Les rôles parlés, nous l’avons dit, sont très présents dans cette opérette et font partie de son charme, surtout lorsqu’ils sont interprétés avec autant de verve, d’imagination et de présence. Qu’il s’agisse de Tino Lindenberg en Colonel Blatischew ou de Luca Schauss en Grand-Duc Michailowitsch qui pardonnera au Général Katschalow d’avoir favorisé la fuite de Ito, ils sont impeccables. La palme absolue revient à Stefan Kurt, éblouissant dans le personnage du Général Katschalow, à la fois truculent et attendrissant, amoureux et candide, inflexible et généreux. Né en Suisse en 1961, Stefan Kurt s’est formé à Berne, puis a exercé son métier d’acteur à Bochum et à Hambourg avant Berlin. Présent au cinéma et à la télévision, il s’est produit sur toute une série de scènes dont celle du Festival de Salzbourg. Sur le plan musical, il a participé à des productions autour de Schubert ou de Johann Strauss. Il est sidérant dans le rôle de Katschalow, capable de tous les registres avec une diction exemplaire. Un grand comédien à l’évidence, qui n’hésite pas à parodier avec humour dans la deuxième partie l’air de Lenski tiré d’Eugène Onéguin de Tchaïkowski, faisant crouler de rire la salle. C’est de circonstance, car la conclusion de Frühlingstrürme présente des ressemblances avec la scène finale du drame de Pouchkine, lorsque Ito prend conscience de la perte définitive de Lydia.

Notre présentation ne serait pas complète si elle ne saluait pas le travail accompli par l’orchestre maison du Komische Oper Berlin, qui répond avec clarté, précision et couleurs à la direction affutée et dynamique de son directeur musical, le Canadien Jordan de Souza (°1988), qui met en valeur les cuivres, la percussion, la harpe, le célesta et le banjo.
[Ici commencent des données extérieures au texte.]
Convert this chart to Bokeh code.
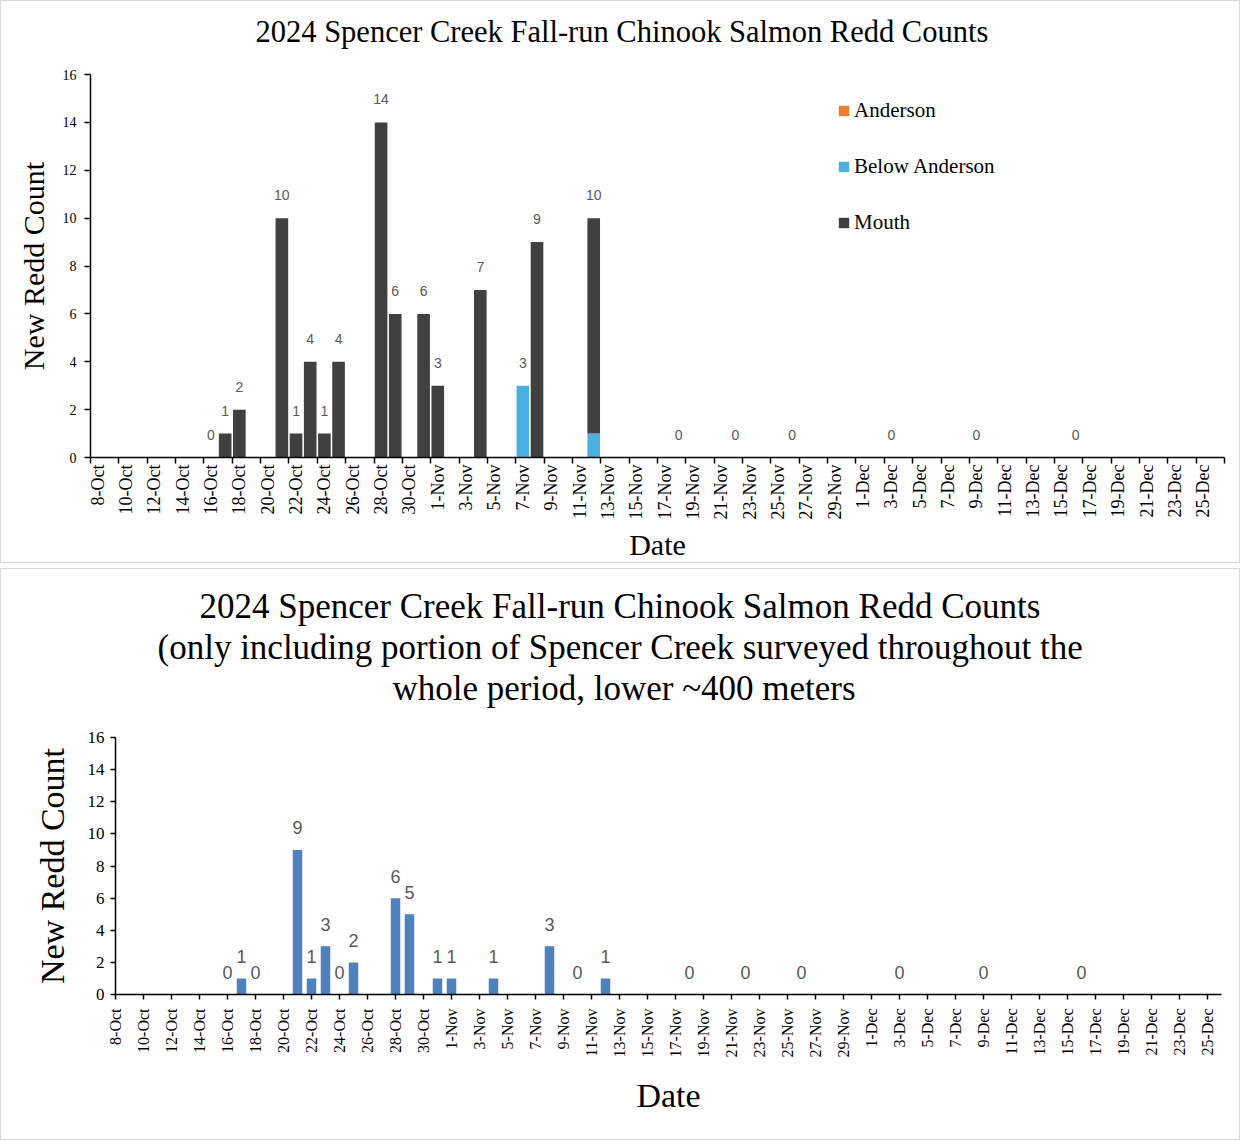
import pandas as pd
from bokeh.plotting import figure
from bokeh.models import ColumnDataSource, FixedTicker, LabelSet, Range1d, Title
from bokeh.layouts import column
from bokeh.embed import file_html
from bokeh.resources import INLINE
from bokeh.core.properties import value

# ---- categories: one per day, 8-Oct .. 26-Dec ----
days = [f"{d.day}-{d.strftime('%b')}" for d in pd.date_range("2024-10-08", "2024-12-26")]

# ---- top chart data (all sections) ----
top_dates = ["16-Oct", "17-Oct", "18-Oct", "21-Oct", "22-Oct", "23-Oct", "24-Oct", "25-Oct",
             "28-Oct", "29-Oct", "31-Oct", "1-Nov", "4-Nov", "7-Nov", "8-Nov", "12-Nov",
             "18-Nov", "22-Nov", "26-Nov", "3-Dec", "9-Dec", "16-Dec"]
anderson = [0, 0, 0, 0, 0, 0, 0, 0, 0, 0, 0, 0, 0, 0, 0, 0, 0, 0, 0, 0, 0, 0]
below_anderson = [0, 0, 0, 0, 0, 0, 0, 0, 0, 0, 0, 0, 0, 3, 0, 1, 0, 0, 0, 0, 0, 0]
mouth = [0, 1, 2, 10, 1, 4, 1, 4, 14, 6, 6, 3, 7, 0, 9, 9, 0, 0, 0, 0, 0, 0]
series_names = ["Anderson", "Below Anderson", "Mouth"]

# ---- bottom chart data (lower ~400 m only) ----
bot_dates = ["16-Oct", "17-Oct", "18-Oct", "21-Oct", "22-Oct", "23-Oct", "24-Oct", "25-Oct",
             "28-Oct", "29-Oct", "31-Oct", "1-Nov", "4-Nov", "8-Nov", "10-Nov", "12-Nov",
             "18-Nov", "22-Nov", "26-Nov", "3-Dec", "9-Dec", "16-Dec"]
lower_counts = [0, 1, 0, 9, 1, 3, 0, 2, 6, 5, 1, 1, 1, 3, 0, 1, 0, 0, 0, 0, 0, 0]

y_ticks = [0, 2, 4, 6, 8, 10, 12, 14, 16]

top_title = "2024 Spencer Creek Fall-run Chinook Salmon Redd Counts"
bottom_title = ["2024 Spencer Creek Fall-run Chinook Salmon Redd Counts",
                "(only including portion of Spencer Creek surveyed throughout the",
                "whole period, lower ~400 meters"]

SERIF = "Liberation Serif"
SANS = "Liberation Sans"
label_ticks = list(range(0, len(days), 2))
label_map = {i: days[i] for i in label_ticks}


def style_axes(p, tick_font, ylab_font, lab_size):
    p.xgrid.grid_line_color = None
    p.ygrid.grid_line_color = None
    p.outline_line_color = None
    for ax in (p.xaxis[0], p.yaxis[0]):
        ax.axis_line_color = "black"
        ax.axis_line_width = 1.5
        ax.major_tick_line_color = "black"
        ax.major_tick_line_width = 1.5
        ax.minor_tick_line_color = "black"
        ax.minor_tick_line_width = 1.5
        ax.major_label_text_font = SERIF
        ax.major_label_text_color = "black"
        ax.axis_label_text_font = SERIF
        ax.axis_label_text_font_style = "normal"
        ax.axis_label_text_color = "black"
        ax.axis_label_text_font_size = lab_size
    p.xaxis[0].major_label_text_font_size = tick_font
    p.yaxis[0].major_label_text_font_size = ylab_font
    p.xaxis[0].major_label_orientation = 3.14159265 / 2
    p.xaxis[0].major_label_overrides = label_map
    p.yaxis[0].ticker = FixedTicker(ticks=y_ticks)
    p.yaxis[0].minor_tick_line_color = None
    p.yaxis[0].major_tick_in = 0
    p.xaxis[0].axis_label = "Date"
    p.yaxis[0].axis_label = "New Redd Count"


# ================= TOP =================
p1 = figure(width=1240, height=563, x_range=Range1d(-0.5, len(days) - 0.5), y_range=Range1d(0, 16),
            output_backend="svg", toolbar_location=None, title=None,
            min_border_left=89, min_border_right=17, min_border_top=73, min_border_bottom=106)
p1.frame_align = False
p1.styles = {"border": "1px solid #d9d9d9", "box-sizing": "border-box"}

src1 = ColumnDataSource(dict(
    x=[days.index(d) for d in top_dates],
    anderson=anderson, below=below_anderson, mouth=mouth,
    total=[a + b + m for a, b, m in zip(anderson, below_anderson, mouth)],
    label=[str(a + b + m) for a, b, m in zip(anderson, below_anderson, mouth)],
))
p1.vbar_stack(["anderson", "below", "mouth"], x="x", width=0.89, source=src1,
              fill_color=["#ED7D31", "#4BAFE0", "#404040"], line_color=None,
              legend_label=series_names)
p1.add_layout(LabelSet(x="x", y="total", text="label", source=src1, y_offset=23,
                       text_align="center", text_baseline="middle", text_font=value(SANS),
                       text_font_size="14px", text_color="#595959"))

style_axes(p1, "18px", "14px", "30px")
xa = p1.xaxis[0]
xa.ticker = FixedTicker(ticks=label_ticks, minor_ticks=[i - 0.5 for i in range(0, len(days) + 1, 2)])
xa.major_tick_out = 0
xa.major_tick_in = 0
xa.minor_tick_out = 6
xa.minor_tick_in = 0
xa.major_label_standoff = 1
xa.axis_label_standoff = 6
ya = p1.yaxis[0]
ya.major_tick_out = 6
ya.major_label_standoff = 8
ya.axis_label_standoff = 10

lg = p1.legend[0]
lg.location = (747, 222)
lg.padding = 0
lg.margin = 0
lg.spacing = 31
lg.border_line_color = None
lg.background_fill_alpha = 0
lg.glyph_width = 13
lg.glyph_height = 13
lg.label_height = 24
lg.label_standoff = 4
lg.label_text_font = SERIF
lg.label_text_font_size = "21px"
lg.label_text_color = "black"

p1.add_layout(Title(text=top_title, align="left", offset=165, standoff=0,
                    padding=dict(left=0, right=0, top=0, bottom=26),
                    text_font=SERIF, text_font_size="30.5px", text_font_style="normal",
                    text_color="black"), "above")

# ================= BOTTOM =================
p2 = figure(width=1240, height=572, x_range=Range1d(0, len(days) - 1), y_range=Range1d(0, 16),
            output_backend="svg", toolbar_location=None, title=None,
            min_border_left=114, min_border_right=20, min_border_top=168, min_border_bottom=147)
p2.frame_align = False
p2.styles = {"border": "1px solid #d9d9d9", "box-sizing": "border-box"}

src2 = ColumnDataSource(dict(
    x=[days.index(d) for d in bot_dates], count=lower_counts,
    label=[str(v) for v in lower_counts],
))
p2.vbar(x="x", top="count", width=0.68, source=src2, fill_color="#4F81BD", line_color=None)
p2.add_layout(LabelSet(x="x", y="count", text="label", source=src2, y_offset=22,
                       text_align="center", text_baseline="middle", text_font=value(SANS),
                       text_font_size="18px", text_color="#595959"))

style_axes(p2, "16px", "17px", "34px")
xb = p2.xaxis[0]
xb.ticker = FixedTicker(ticks=label_ticks)
xb.major_tick_out = 5
xb.major_tick_in = 0
xb.minor_tick_line_color = None
xb.major_label_standoff = 9
xb.axis_label_standoff = 17
yb = p2.yaxis[0]
yb.major_tick_out = 5
yb.major_label_standoff = 6
yb.axis_label_standoff = 14

# lines added nearest-to-frame first; left offsets centre each line on the panel
line_offsets = [277, 42, 84]
line_pad = [30, 0, 0]
for line, off, pb in zip(bottom_title[::-1], line_offsets, line_pad):
    p2.add_layout(Title(text=line, align="left", offset=off, standoff=0,
                        padding=dict(left=0, right=0, top=0, bottom=pb),
                        text_font=SERIF, text_font_size="35px", text_font_style="normal",
                        text_color="black"), "above")

layout = column(p1, p2, spacing=5)
open("out.html", "w").write(file_html(layout, INLINE))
Ce chef, qui a déjà signé de mémorables versions de Pelléas, Candide ou La Bohême, contribue grandement à la réussite d’une production qui fait revivre avec bonheur un moment de la vitalité de cette vie berlinoise si riche et si variée, avant que le nazisme ne vienne fracasser les rêves artistiques de toute une génération. A découvrir absolument.